C'est le Prime Minister's Strategy Unit qui avait été cité comme modèle pour la précédente réforme du Commissariat au Plan. Mais cet organisme anglais a été supprimé après huit années d'existence, comme l'avait été vingt ans auparavant le Policy unit. Une excellente méthode : au lieu de conserver à tout prix des structures devenues inutiles, il est beaucoup plus efficace de les supprimer, quitte à en recréer une autre plus tard sur de nouvelles bases (nouveaux objectifs, nouvelles personnes, nouveau lieu) quand un besoin réel est identifié.

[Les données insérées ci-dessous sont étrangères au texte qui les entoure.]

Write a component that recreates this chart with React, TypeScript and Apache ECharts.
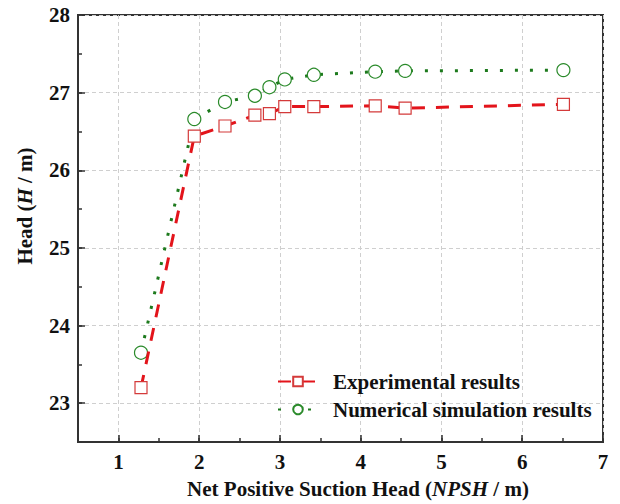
import React, { useEffect, useRef } from "react";
import * as echarts from "echarts";

const npsh = [1.28, 1.94, 2.32, 2.69, 2.87, 3.06, 3.42, 4.18, 4.55, 6.51];
const experimentalHead = [23.2, 26.44, 26.57, 26.71, 26.73, 26.82, 26.82, 26.83, 26.8, 26.85];
const simulationHead = [23.65, 26.66, 26.88, 26.96, 27.07, 27.17, 27.23, 27.27, 27.28, 27.29];
const xTickLabels = [1, 2, 3, 4, 5, 6, 7];
const yTickLabels = [23, 24, 25, 26, 27, 28];
const seriesNames = ["Experimental results", "Numerical simulation results"];

const FONT = "'Liberation Serif', 'Times New Roman', serif";
const TXT = "#111";

export default function App() {
  const ref = useRef<HTMLDivElement>(null);
  useEffect(() => {
    if (!ref.current) return;
    const chart = echarts.init(ref.current, undefined, { renderer: "svg" });
    const labelFmt = (list: number[]) => (v: number) =>
      list.some((t) => Math.abs(t - v) < 1e-6) ? "{b|" + String(Math.round(v)) + "}" : "";
    const labelRich = { b: { fontFamily: FONT, fontWeight: "bold", fontSize: 21, color: TXT } };
    chart.setOption({
      animation: false,
      backgroundColor: "#fff",
      grid: {
        left: 78, right: 17, top: 15, bottom: 62,
        show: true, borderColor: "#333", borderWidth: 2, backgroundColor: "transparent",
      },
      xAxis: [
        {
          type: "value", min: 0.5, max: 7, interval: 0.5, position: "bottom",
          axisLine: { show: true, lineStyle: { color: "#333", width: 2 } },
          axisTick: { show: true, inside: true, length: 7, customValues: xTickLabels, lineStyle: { color: "#333", width: 1.5 } },
          axisLabel: {
            fontFamily: FONT, fontWeight: "bold", fontSize: 21, color: TXT,
            margin: 9, formatter: labelFmt(xTickLabels), rich: labelRich, showMinLabel: true, showMaxLabel: true,
          },
          splitLine: { show: true, lineStyle: { color: "#cfcfcf", type: [4, 3], width: 1 } },
        },
        {
          type: "value", min: 0.5, max: 7, interval: 0.5, position: "bottom",
          axisLine: { show: false },
          axisTick: { show: true, inside: true, length: 4, lineStyle: { color: "#333", width: 1.5 } },
          axisLabel: { show: false },
          splitLine: { show: false },
        },
      ],
      yAxis: [
        {
          type: "value", min: 22.5, max: 28, interval: 0.5, position: "left",
          axisLine: { show: true, lineStyle: { color: "#333", width: 2 } },
          axisTick: { show: true, inside: true, length: 7, customValues: yTickLabels, lineStyle: { color: "#333", width: 1.5 } },
          axisLabel: {
            fontFamily: FONT, fontWeight: "bold", fontSize: 21, color: TXT,
            margin: 8, formatter: labelFmt(yTickLabels), rich: labelRich, showMinLabel: true, showMaxLabel: true,
          },
          splitLine: { show: true, lineStyle: { color: "#cfcfcf", type: [4, 3], width: 1 } },
        },
        {
          type: "value", min: 22.5, max: 28, interval: 0.5, position: "left",
          axisLine: { show: false },
          axisTick: { show: true, inside: true, length: 4, lineStyle: { color: "#333", width: 1.5 } },
          axisLabel: { show: false },
          splitLine: { show: false },
        },
      ],
      legend: {
        orient: "vertical", left: 272, top: 366,
        itemWidth: 40, itemHeight: 12, itemGap: 7,
        textStyle: { fontFamily: FONT, fontWeight: "bold", fontSize: 21, color: TXT, lineHeight: 21, padding: [0, 0, 0, 10] },
        data: seriesNames,
      },
      series: [
        {
          name: seriesNames[0], type: "line", xAxisIndex: 0, yAxisIndex: 0,
          data: npsh.map((x, i) => [x, experimentalHead[i]]),
          symbol: "rect", symbolSize: 12,
          itemStyle: { color: "#fff", borderColor: "#d43a3a", borderWidth: 1.2 },
          lineStyle: { color: "#e3141b", width: 3, type: [13, 11] },
          z: 3,
        },
        {
          name: seriesNames[1], type: "line", xAxisIndex: 0, yAxisIndex: 0,
          data: npsh.map((x, i) => [x, simulationHead[i]]),
          symbol: "circle", symbolSize: 13,
          itemStyle: { color: "#fff", borderColor: "#2a8a2a", borderWidth: 1.2 },
          lineStyle: { color: "#1d7a1d", width: 3, type: [3, 12] },
          z: 2,
        },
      ],
      graphic: [
        {
          type: "text", x: 358, y: 489,
          style: {
            text: "Net Positive Suction Head ({i|NPSH} / m)",
            fontFamily: FONT, fontWeight: "bold", fontSize: 21, fill: TXT,
            align: "center", verticalAlign: "middle",
            rich: { i: { fontFamily: FONT, fontWeight: "bold", fontStyle: "italic", fontSize: 21, fill: TXT } },
          },
        },
        {
          type: "text", x: 25, y: 206, rotation: Math.PI / 2,
          style: {
            text: "Head ({i|H} / m)",
            fontFamily: FONT, fontWeight: "bold", fontSize: 21, fill: TXT,
            align: "center", verticalAlign: "middle",
            rich: { i: { fontFamily: FONT, fontWeight: "bold", fontStyle: "italic", fontSize: 21, fill: TXT } },
          },
        },
      ],
    });
    return () => chart.dispose();
  }, []);
  return <div ref={ref} style={{ width: 620, height: 504, position: "absolute", left: 0, top: 0 }} />;
}
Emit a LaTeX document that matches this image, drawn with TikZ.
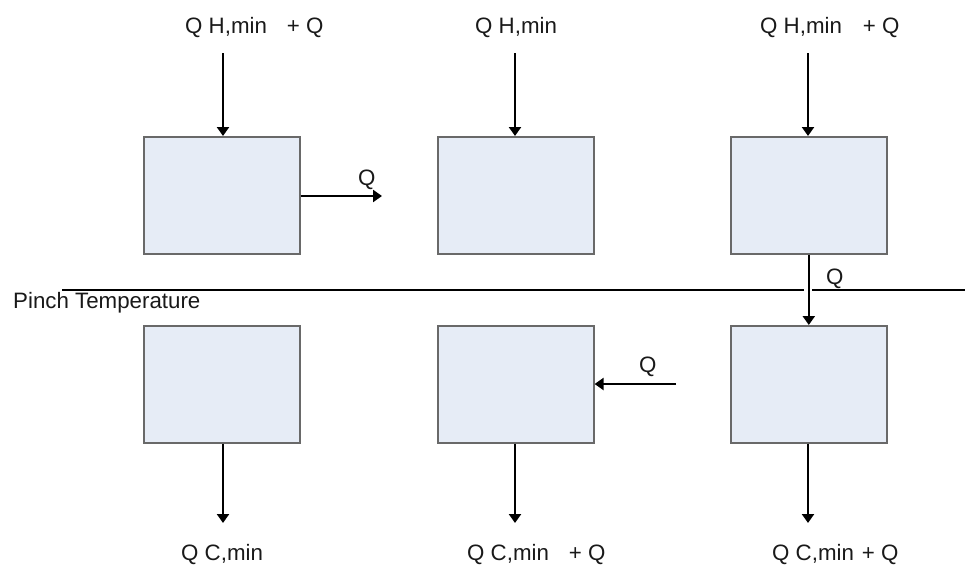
\documentclass[tikz,border=0pt]{standalone}
\usepackage{fontspec}
\setmainfont{Liberation Sans}
\usetikzlibrary{arrows.meta}
\definecolor{boxfill}{RGB}{230,236,246}
\definecolor{boxline}{RGB}{105,105,105}
\definecolor{txt}{RGB}{25,25,25}
\begin{document}
\begin{tikzpicture}[x=1pt,y=-1pt,
  blk/.style={draw=boxline, fill=boxfill, line width=1.6pt, minimum width=156pt, minimum height=117pt, inner sep=0pt, anchor=north west},
  arr/.style={line width=2.4pt, -{Triangle[width=12pt,length=9pt]}},
  lbl/.style={text=txt, font=\fontsize{22.3}{25}\selectfont, inner sep=0pt, anchor=west}]
\useasboundingbox (0,0) rectangle (965,565);
% boxes
\node[blk] (b1) at (143,136) {};
\node[blk] (b2) at (437,136) {};
\node[blk] (b3) at (730,136) {};
\node[blk] (b4) at (143,325) {};
\node[blk] (b5) at (437,325) {};
\node[blk] (b6) at (730,325) {};
% pinch line
\coordinate (p1) at (62,290);
\coordinate (p2) at (965,290);
\draw[line width=1.5pt] (p1) -- (p2);
\node[lbl] (pt) at (13,303) {Pinch Temperature};
% top labels and arrows
\node[lbl] (l1) at (185,28) {Q H,min\hspace{20pt}+ Q};
\node[lbl] (l2) at (475,28) {Q H,min};
\node[lbl] (l3) at (760,28) {Q H,min\hspace{21pt}+ Q};
\coordinate (t1) at (223,53);
\coordinate (t2) at (515,53);
\coordinate (t3) at (808,53);
\draw[arr] (t1) -- (t1 |- b1.north);
\draw[arr] (t2) -- (t2 |- b2.north);
\draw[arr] (t3) -- (t3 |- b3.north);
% Q from box1 to the right
\coordinate (q1) at (382,196);
\draw[arr] (b1.east |- q1) -- (q1);
\node[lbl] (ql1) at (358,180) {Q};
% Q from box3 down to box6, crossing the pinch line
\coordinate (gx) at (808,290);
\fill[white] ([xshift=-4pt,yshift=-2pt]gx) rectangle ([xshift=4pt,yshift=2pt]gx);
\draw[arr] (b3) -- (b6);
\node[lbl] (ql3) at (826,279) {Q};
% Q into box5
\coordinate (q5) at (676,384);
\draw[arr] (q5) -- (q5 -| b5.east);
\node[lbl] (ql5) at (639,367) {Q};
% bottom arrows and labels
\coordinate (d1) at (223,523);
\coordinate (d2) at (515,523);
\coordinate (d3) at (808,523);
\draw[arr] (d1 |- b4.south) -- (d1);
\draw[arr] (d2 |- b5.south) -- (d2);
\draw[arr] (d3 |- b6.south) -- (d3);
\node[lbl] (c1) at (181,555) {Q C,min};
\node[lbl] (c2) at (467,555) {Q C,min\hspace{20pt}+ Q};
\node[lbl] (c3) at (772,555) {Q C,min\hspace{8pt}+ Q};
\end{tikzpicture}
\end{document}
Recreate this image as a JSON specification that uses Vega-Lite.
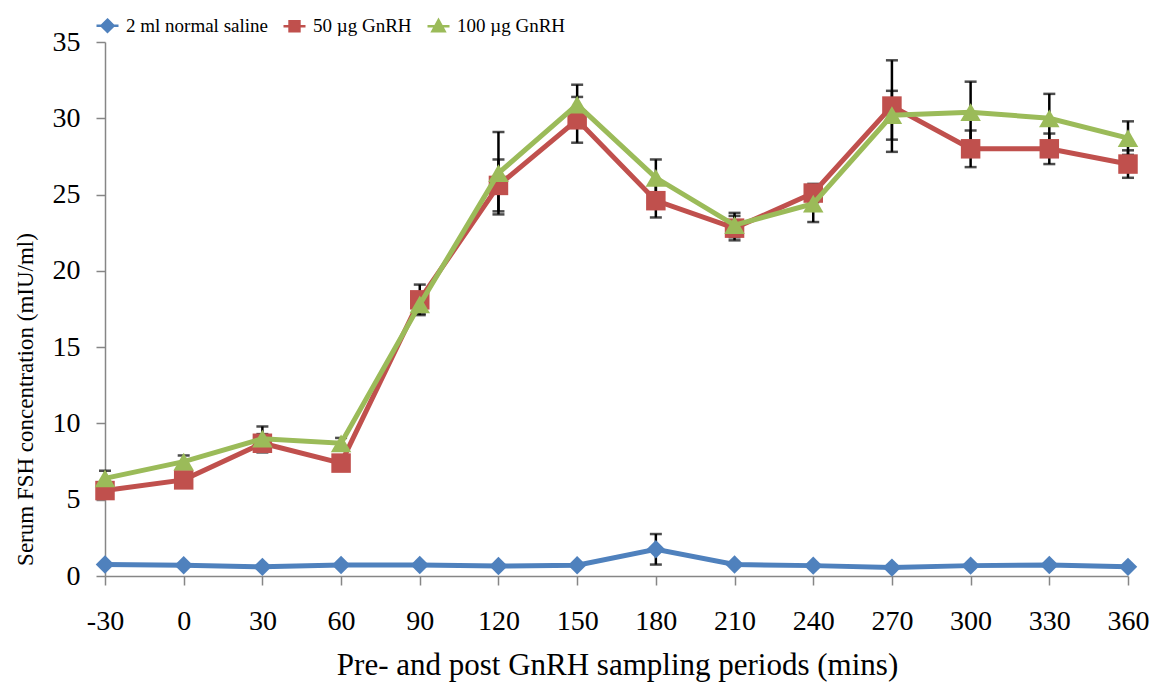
{
  "$schema": "https://vega.github.io/schema/vega-lite/v6.json",
  "width": 1023,
  "height": 534,
  "autosize": {"type": "none"},
  "padding": {"left": 105, "top": 42, "right": 35, "bottom": 112},
  "background": "white",
  "config": {
    "view": {"stroke": null},
    "font": "Liberation Serif",
    "axis": {"grid": false, "domainColor": "#868686", "tickColor": "#868686", "domainWidth": 1.5, "tickWidth": 1.5, "labelColor": "black", "titleColor": "black", "labelFont": "Liberation Serif", "titleFont": "Liberation Serif", "titleFontWeight": "normal"}
  },
  "data": {
    "values": [
      {"t": -30, "g": "2 ml normal saline", "v": 0.75, "e": 0},
      {"t": 0, "g": "2 ml normal saline", "v": 0.7, "e": 0},
      {"t": 30, "g": "2 ml normal saline", "v": 0.6, "e": 0},
      {"t": 60, "g": "2 ml normal saline", "v": 0.72, "e": 0},
      {"t": 90, "g": "2 ml normal saline", "v": 0.72, "e": 0},
      {"t": 120, "g": "2 ml normal saline", "v": 0.65, "e": 0},
      {"t": 150, "g": "2 ml normal saline", "v": 0.7, "e": 0},
      {"t": 180, "g": "2 ml normal saline", "v": 1.75, "e": 1.0},
      {"t": 210, "g": "2 ml normal saline", "v": 0.75, "e": 0},
      {"t": 240, "g": "2 ml normal saline", "v": 0.68, "e": 0},
      {"t": 270, "g": "2 ml normal saline", "v": 0.55, "e": 0},
      {"t": 300, "g": "2 ml normal saline", "v": 0.68, "e": 0},
      {"t": 330, "g": "2 ml normal saline", "v": 0.72, "e": 0},
      {"t": 360, "g": "2 ml normal saline", "v": 0.6, "e": 0},
      {"t": -30, "g": "50 µg GnRH", "v": 5.6, "e": 0.4},
      {"t": 0, "g": "50 µg GnRH", "v": 6.3, "e": 0.4},
      {"t": 30, "g": "50 µg GnRH", "v": 8.7, "e": 0.6},
      {"t": 60, "g": "50 µg GnRH", "v": 7.4, "e": 0.5},
      {"t": 90, "g": "50 µg GnRH", "v": 18.1, "e": 1.0},
      {"t": 120, "g": "50 µg GnRH", "v": 25.6, "e": 1.7},
      {"t": 150, "g": "50 µg GnRH", "v": 29.9, "e": 1.5},
      {"t": 180, "g": "50 µg GnRH", "v": 24.6, "e": 1.1},
      {"t": 210, "g": "50 µg GnRH", "v": 22.8, "e": 0.8},
      {"t": 240, "g": "50 µg GnRH", "v": 25.1, "e": 0.6},
      {"t": 270, "g": "50 µg GnRH", "v": 30.8, "e": 3.0},
      {"t": 300, "g": "50 µg GnRH", "v": 28.0, "e": 1.2},
      {"t": 330, "g": "50 µg GnRH", "v": 28.0, "e": 1.0},
      {"t": 360, "g": "50 µg GnRH", "v": 27.0, "e": 0.9},
      {"t": -30, "g": "100 µg GnRH", "v": 6.4, "e": 0.5},
      {"t": 0, "g": "100 µg GnRH", "v": 7.5, "e": 0.4},
      {"t": 30, "g": "100 µg GnRH", "v": 9.0, "e": 0.8},
      {"t": 60, "g": "100 µg GnRH", "v": 8.7, "e": 0.35},
      {"t": 90, "g": "100 µg GnRH", "v": 17.8, "e": 0.6},
      {"t": 120, "g": "100 µg GnRH", "v": 26.4, "e": 2.7},
      {"t": 150, "g": "100 µg GnRH", "v": 30.9, "e": 1.3},
      {"t": 180, "g": "100 µg GnRH", "v": 26.1, "e": 1.2},
      {"t": 210, "g": "100 µg GnRH", "v": 23.0, "e": 0.8},
      {"t": 240, "g": "100 µg GnRH", "v": 24.4, "e": 1.2},
      {"t": 270, "g": "100 µg GnRH", "v": 30.2, "e": 1.6},
      {"t": 300, "g": "100 µg GnRH", "v": 30.4, "e": 2.0},
      {"t": 330, "g": "100 µg GnRH", "v": 30.0, "e": 1.6},
      {"t": 360, "g": "100 µg GnRH", "v": 28.7, "e": 1.1}
    ]
  },
  "encoding": {
    "x": {
      "field": "t", "type": "ordinal", "sort": "ascending",
      "scale": {"type": "point", "padding": 0},
      "axis": {"title": "Pre- and post GnRH sampling periods (mins)", "labelAngle": 0, "labelFontSize": 28, "titleFontSize": 31, "tickSize": 9, "labelPadding": 22, "titleBaseline": "middle", "titleY": 89, "titleX": 512}
    },
    "y": {
      "field": "v", "type": "quantitative",
      "scale": {"domain": [0, 35], "nice": false, "zero": true},
      "axis": {"title": "Serum  FSH concentration (mIU/ml)", "values": [0, 5, 10, 15, 20, 25, 30, 35], "labelFontSize": 28, "titleFontSize": 23, "tickSize": 9, "labelPadding": 16, "titleX": -80, "titleY": 357, "titleAngle": -90, "titleBaseline": "middle"}
    },
    "color": {
      "field": "g", "type": "nominal",
      "scale": {"domain": ["2 ml normal saline", "50 µg GnRH", "100 µg GnRH"], "range": ["#4F81BD", "#C0504D", "#9BBB59"]},
      "legend": {
        "title": null, "orient": "none", "legendX": -10, "legendY": -29, "direction": "horizontal",
        "labelFont": "Liberation Serif", "labelFontSize": 19, "labelColor": "black", "symbolSize": 484, "columnPadding": 10, "labelOffset": 6,
        "encode": {"symbols": {"update": {
          "shape": {"signal": "datum.value === '2 ml normal saline' ? 'M-1,0H1M0,-0.55L0.55,0L0,0.55L-0.55,0Z' : datum.value === '50 µg GnRH' ? 'M-1,0H1M-0.45,-0.45H0.45V0.45H-0.45Z' : 'M-1,0H1M0,-0.55L0.55,0.45H-0.55Z'"},
          "fill": {"signal": "datum.value === '2 ml normal saline' ? '#24497A' : datum.value === '50 µg GnRH' ? '#C0504D' : '#A6A6A6'"},
          "stroke": {"signal": "datum.value === '2 ml normal saline' ? '#4F81BD' : datum.value === '50 µg GnRH' ? '#C0504D' : '#A6A6A6'"},
          "strokeWidth": {"value": 2.5},
          "opacity": {"value": 1}
        }}}
      }
    }
  },
  "layer": [
    {
      "transform": [{"filter": "datum.e > 0"}],
      "mark": {"type": "errorbar", "ticks": {"size": 12, "thickness": 2.5, "color": "black"}, "rule": {"strokeWidth": 2.5, "color": "black"}},
      "encoding": {"yError": {"field": "e"}, "color": {"value": "black"}}
    },
    {
      "transform": [{"filter": "datum.g === '2 ml normal saline'"}],
      "mark": {"type": "line", "strokeWidth": 5}
    },
    {
      "transform": [{"filter": "datum.g === '2 ml normal saline'"}],
      "mark": {"type": "point", "shape": "diamond", "filled": true, "size": 340, "opacity": 1}
    },
    {
      "transform": [{"filter": "datum.g === '50 µg GnRH'"}],
      "mark": {"type": "line", "strokeWidth": 5}
    },
    {
      "transform": [{"filter": "datum.g === '50 µg GnRH'"}],
      "mark": {"type": "point", "shape": "square", "filled": true, "size": 380, "opacity": 1}
    },
    {
      "transform": [{"filter": "datum.g === '100 µg GnRH'"}],
      "mark": {"type": "line", "strokeWidth": 5}
    },
    {
      "transform": [{"filter": "datum.g === '100 µg GnRH'"}],
      "mark": {"type": "point", "shape": "triangle-up", "filled": true, "size": 420, "opacity": 1}
    }
  ]
}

Cette fois-ci, trois organismes de référence sont mentionnés. Le « Scientific Council for Government Policy » du gouvernement néerlandais. Un organisme dont le budget est supérieur à celui du Commissariat mais dont les objectifs et l'organisation sont complètement différents. Les dix membres du Conseil qui dirigent effectivement le travail restent professeurs d'université et sont nommés pour cinq ans ; les études sont peu nombreuses mais approfondies et quasiment universitaires. Le second organisme cité est celui de Corée du Sud. Et le troisième celui de… la Chine.

[(Suggestion au CIMAP

Le Comité Interministériel de Modernisation de l'Administration Publique est chargé de redéfinir le périmètre de l'État et de réduire ses dépenses de 12 milliards d'euros par an.

Option n°1 : Vendre le luxueux hôtel particulier de Voguë dans le VIIème arrondissement de Paris et le bâtiment de bureaux qui le complète (total de 4.000 mètres carrés). Cela pourrait rapporter une centaine de millions d'euros. Et transférer les 120 personnes qui y travaillent dans les ministères, les universités ou le secteur privé, permettrait à l'État d'économiser de 15 à 25 millions d'euros par an.

Option n°2 : Mettre comme le préconisait la Fondation iFRAP le CAS au service du Parlement. Celui-ci a besoin aujourd'hui d'un outil puissant de chiffrage indépendant et d'évaluation des politiques publiques. En transférant avec les moyens correspondant le CAS auprès du Parlement, soit une augmentation de 25 millions d'euros des moyens de la mission "Direction de l'action du gouvernement", contre une baisse corrélative de la mission "Pouvoir publics", l'Assemblée nationale et le Sénat pourraient bénéficier d'un apport de poids susceptible de relayer l'action de leurs administrations respectives. Et permettre un renforcement substantiel de leur capacité de contrôle [2].)]

[1] Le Conseil d'Analyse Stratégique finance déjà l'IRES, Institut de recherches économiques et sociales des syndicats à hauteur de 3,5 millions d'euros.

[2] Il s'agirait en plus d'une stratégie cohérente avec l'approche développé par le CIMAP dans la mesure où celui-ci préconisait une évaluation contradictoire des études d'impact ex ante. La Cour des comptes intervenant elle quant aux évaluations ex post.